Starting from the top of the material, restate each line exactly until the line that contains "(20,20) rectangle (726,690);", which is also copied. Pictures are excluded.

start EXERCISE INPUTS

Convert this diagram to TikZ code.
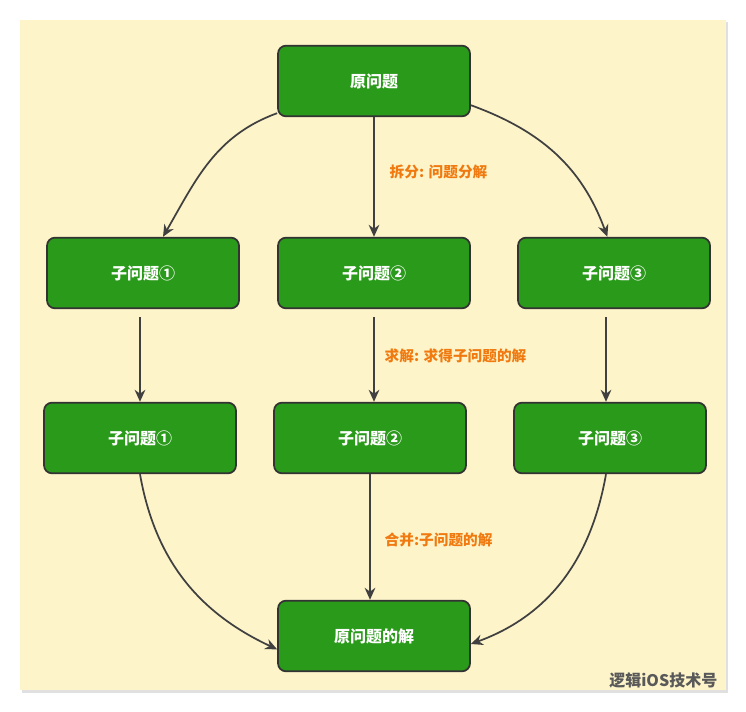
\documentclass[tikz,border=0pt]{standalone}
\usepackage{fontspec}
\setmainfont{Noto Sans CJK SC}
\usetikzlibrary{arrows.meta}
\definecolor{bggold}{HTML}{FDF4C9}
\definecolor{boxgreen}{HTML}{2A9A1A}
\definecolor{lblorange}{HTML}{F07A10}
\tikzset{
  prob/.style={draw=black!80, line width=1.3pt, fill=boxgreen, rounded corners=6pt,
    minimum width=144pt, minimum height=53pt, text=white, font=\bfseries\fontsize{12}{12}\selectfont},
  flow/.style={-{Stealth[length=9pt,width=8pt]}, draw=black!75, line width=1.3pt},
  note/.style={text=lblorange, anchor=west, font=\bfseries\fontsize{11}{11}\selectfont}
}
\begin{document}
\begin{tikzpicture}[x=0.75pt,y=-0.75pt]
  \useasboundingbox (0,0) rectangle (746,712);
  \fill[black!12] (22,22) rectangle (728,693);
  \fill[bggold] (20,20) rectangle (726,690);

  \node[prob] (top)  at (374,81)  {原问题};
  \node[prob] (s1)   at (143,273) {子问题①};
  \node[prob] (s2)   at (374,273) {子问题②};
  \node[prob] (s3)   at (614,273) {子问题③};
  \node[prob] (r1)   at (140,438) {子问题①};
  \node[prob] (r2)   at (370,438) {子问题②};
  \node[prob] (r3)   at (610,438) {子问题③};
  \node[prob] (ans)  at (374,636) {原问题的解};

  % split
  \draw[flow] (top.south west) ++(0,-4) to[out=200,in=60] ([xshift=15pt]s1.north);
  \draw[flow] (top.south) -- (s2.north);
  \draw[flow] (top.south east) ++(0,-12) to[out=-20,in=110] ([xshift=-5pt]s3.north);
  % solve
  \draw[flow] ([yshift=-6pt]r1.north |- s1.south) -- (r1.north);
  \draw[flow] ([yshift=-6pt]s2.south) -- (s2.south |- r2.north);
  \draw[flow] ([yshift=-6pt,xshift=-3pt]r3.north |- s3.south) -- ([xshift=-3pt]r3.north);
  % merge
  \draw[flow] (r1.south) to[out=-80,in=155] ([yshift=-10pt]ans.west);
  \draw[flow] (r2.south) -- (r2.south |- ans.north);
  \draw[flow] ([xshift=-3pt]r3.south) to[out=-100,in=20] ([yshift=-6pt]ans.east);

  \node[note] (lsplit) at (385,172) {拆分: 问题分解};
  \node[note] (lsolve) at (380,356) {求解: 求得子问题的解};
  \node[note] (lmerge) at (380,540) {合并:子问题的解};

  \node[text=black!65, anchor=east, font=\bfseries\fontsize{12}{12}\selectfont] (mark) at (722,680) {逻辑iOS技术号};
\end{tikzpicture}
\end{document}
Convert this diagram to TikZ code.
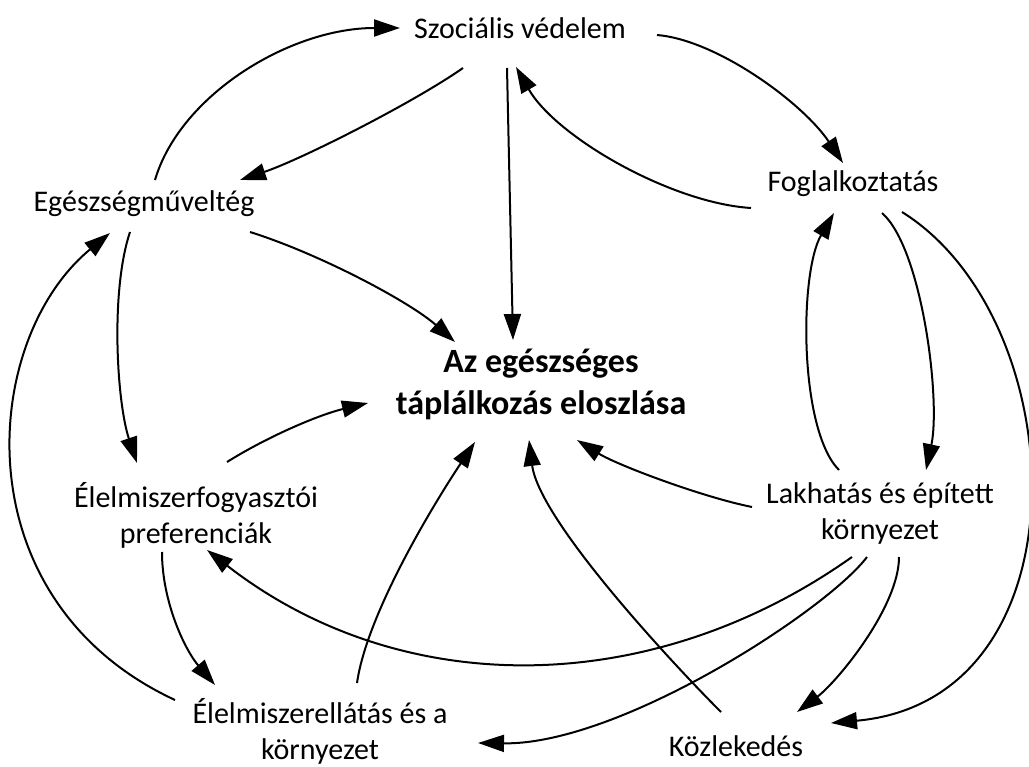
\documentclass[tikz,border=0pt]{standalone}
\usepackage{fontspec}
\setmainfont{Carlito}
\usetikzlibrary{arrows.meta}
\begin{document}
\begin{tikzpicture}[x=1pt,y=-1pt,
  lbl/.style={inner sep=0pt,align=center,font=\fontsize{30}{36}\selectfont},
  fo/.style={inner sep=0pt,align=center,font=\fontsize{34}{42}\selectfont\bfseries},
  arr/.style={line width=2pt,-{Triangle[length=26pt,width=17pt]}}]
\useasboundingbox (0,0) rectangle (1029,767);
% nodes
\node[lbl] (szoc) at (520,28) {Szociális védelem};
\node[lbl] (egesz) at (144,204) {Egészségműveltég};
\node[lbl] (fogl) at (853,184) {Foglalkoztatás};
\node[fo] (kozep) at (541,384) {Az egészséges\\táplálkozás eloszlása};
\node[lbl] (elfogy) at (196,515) {Élelmiszerfogyasztói\\preferenciák};
\node[lbl] (lakh) at (880,514) {Lakhatás és épített\\környezet};
\node[lbl] (elell) at (320,731) {Élelmiszerellátás és a\\környezet};
\node[lbl] (kozl) at (736,746) {Közlekedés};
% upper part
\draw[arr] ([shift={(11,-24)}]egesz.center) .. controls +(25,-85) and +(-110,0) .. ([shift={(-120,0)}]szoc.center);
\draw[arr] ([shift={(-57,40)}]szoc.center) .. controls +(-50,35) and +(60,-20) .. ([shift={(96,-24)}]egesz.center);
\draw[arr] ([shift={(-13,40)}]szoc.center) -- ([shift={(-28,-44)}]kozep.center);
\draw[arr] ([shift={(137,7)}]szoc.center) .. controls +(60,5) and +(-40,-60) .. ([shift={(-10,-21)}]fogl.center);
\draw[arr] ([shift={(-102,24)}]fogl.center) .. controls +(-80,-5) and +(40,70) .. ([shift={(-4,39)}]szoc.center);
\draw[arr] ([shift={(106,28)}]egesz.center) .. controls +(70,22) and +(-45,-40) .. ([shift={(-86,-42)}]kozep.center);
% left side
\draw[arr] ([shift={(-14,28)}]egesz.center) .. controls +(-20,60) and +(-20,-60) .. ([shift={(-59,-52)}]elfogy.center);
\draw[arr] ([shift={(-145,-31)}]elell.center) .. controls +(-215,-100) and +(-130,107) .. ([shift={(-34,29)}]egesz.center);
\draw[arr] ([shift={(31,-53)}]elfogy.center) .. controls +(40,-25) and +(-50,12) .. ([shift={(-173,19)}]kozep.center);
\draw[arr] ([shift={(-34,37)}]elfogy.center) .. controls +(0,50) and +(-30,-35) .. ([shift={(-105,-46)}]elell.center);
\draw[arr] ([shift={(37,-48)}]elell.center) .. controls +(10,-70) and +(-40,60) .. ([shift={(-66,58)}]kozep.center);
% right side
\draw[arr] ([shift={(-28,43)}]lakh.center) .. controls +(-202,143) and +(193,150) .. ([shift={(11,35)}]elfogy.center);
\draw[arr] ([shift={(-13,43)}]lakh.center) .. controls +(-40,53) and +(142,2) .. ([shift={(158,12)}]elell.center);
\draw[arr] ([shift={(-15,-34)}]kozl.center) .. controls +(-50,-50) and +(10,80) .. ([shift={(-12,56)}]kozep.center);
\draw[arr] ([shift={(-128,-7)}]lakh.center) .. controls +(-50,-10) and +(40,25) .. ([shift={(36,56)}]kozep.center);
\draw[arr] ([shift={(19,43)}]lakh.center) .. controls +(0,50) and +(40,-30) .. ([shift={(61,-34)}]kozl.center);
\draw[arr] ([shift={(49,28)}]fogl.center) .. controls +(173,108) and +(259,-23) .. ([shift={(95,-23)}]kozl.center);
\draw[arr] ([shift={(29,29)}]fogl.center) .. controls +(40,35) and +(15,-70) .. ([shift={(46,-44)}]lakh.center);
\draw[arr] ([shift={(-41,-44)}]lakh.center) .. controls +(-40,-40) and +(-35,60) .. ([shift={(-19,29)}]fogl.center);
\end{tikzpicture}
\end{document}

end EXERCISE INPUTS

**ANSWER TO THE PROBLEM**
Convert this diagram to TikZ code.
\documentclass[tikz,border=0pt]{standalone}
\usepackage{fontspec}
\setmainfont{Noto Sans CJK SC}
\usetikzlibrary{arrows.meta}
\definecolor{bggold}{HTML}{FDF4C9}
\definecolor{boxgreen}{HTML}{2A9A1A}
\definecolor{lblorange}{HTML}{F07A10}
\tikzset{
  prob/.style={draw=black!80, line width=1.3pt, fill=boxgreen, rounded corners=6pt,
    minimum width=144pt, minimum height=53pt, text=white, font=\bfseries\fontsize{12}{12}\selectfont},
  flow/.style={-{Stealth[length=9pt,width=8pt]}, draw=black!75, line width=1.3pt},
  note/.style={text=lblorange, anchor=west, font=\bfseries\fontsize{11}{11}\selectfont}
}
\begin{document}
\begin{tikzpicture}[x=0.75pt,y=-0.75pt]
  \useasboundingbox (0,0) rectangle (746,712);
  \fill[black!12] (22,22) rectangle (728,693);
  \fill[bggold] (20,20) rectangle (726,690);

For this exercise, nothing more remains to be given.